Sherri filed her lawsuit against the various Appellees affiliated with the Lajitas Resort (the Lajitas Defendants) claiming she was an invitee at the Resort and their negligence caused her injuries.[2] In particular, Sherri alleged the sprinklers constituted a "dangerous latent condition of land" and the defendants negligently failed to guard against the danger by allowing the horses to come close to the sprinklers knowing the sprinklers were scheduled to activate.[3]
Following a discovery period, the Lajitas Defendants filed a traditional motion for summary judgment contending Sherri's claims failed as a matter of law due to (1) a release agreement Sherri signed prior to the ride that released them from liability for alleged negligence (the Release Agreement); and (2) the Texas Equine Act, which, among other things, shield an individual from liability for personal injury arising from a "farm animal activity" when an injury results from the animal's unpredictable reaction to a sound or object or from "certain land conditions and hazards, including surface and subsurface conditions."[4] The Lajitas Defendants attached to their motion the Release Agreement Sherri signed and Sherri's admission that she signed the form.[5]
Sherri contended, among other things, that the Release Agreement did not bar her claim for two reasons.
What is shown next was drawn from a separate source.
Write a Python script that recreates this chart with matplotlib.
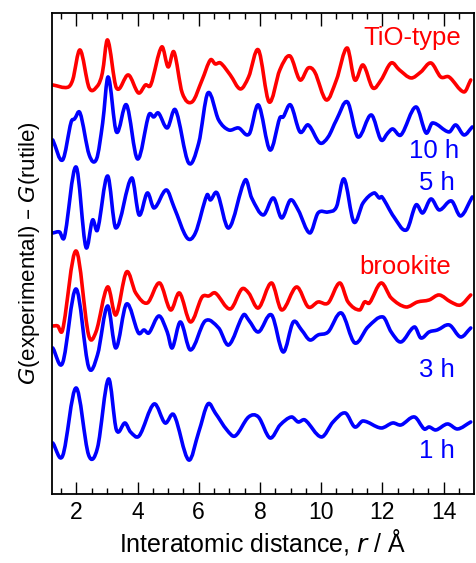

First, the Release Agreement only applied to occurrences arising from the "elements of nature," and this incident arose from a man-made rather than a natural condition. Second, the Release Agreement was "insufficiently specific to constitute a valid waiver under Texas Law."
Sherri argued that the Texas Equine Act did not bar her claim, as it does not apply when the "injury or death was caused by a dangerous latent condition of land for which warning signs, written notices, or verbal warnings were not conspicuously posted or provided to the participant" and where the landowner or its agents "knew of the dangerous latent condition." Tex. Civ. Prac. & Rem. Code Ann. § 87.004(3). And, she argued, the Lajitas Defendants were aware of the danger the sprinklers posed and admittedly failed to warn her about it. [6]
Following a hearing, the trial court granted the Lajitas Defendants' motion for summary judgment without identifying which ground it relied upon in doing so. This appeal followed.
Raising two issues on appeal, Sherri argues the trial court erred in granting summary judgment because (1) the Release Agreement was unenforceable, as it was overly broad, did not meet the fair notice requirements imposed on such agreements, and did not specifically cover her particular claim of negligence for accidents resulting from man-made conditions on the premises; and (2) questions of fact remained on whether her claim fell within the Texas Equine Act exceptions for dangerous latent conditions on the land. For the reasons set forth below, we conclude the Release Agreement validly released the Lajitas Defendants from liability for Sherri's negligence claim. As such, we need not address whether the Texas Equine Act also bars her claim.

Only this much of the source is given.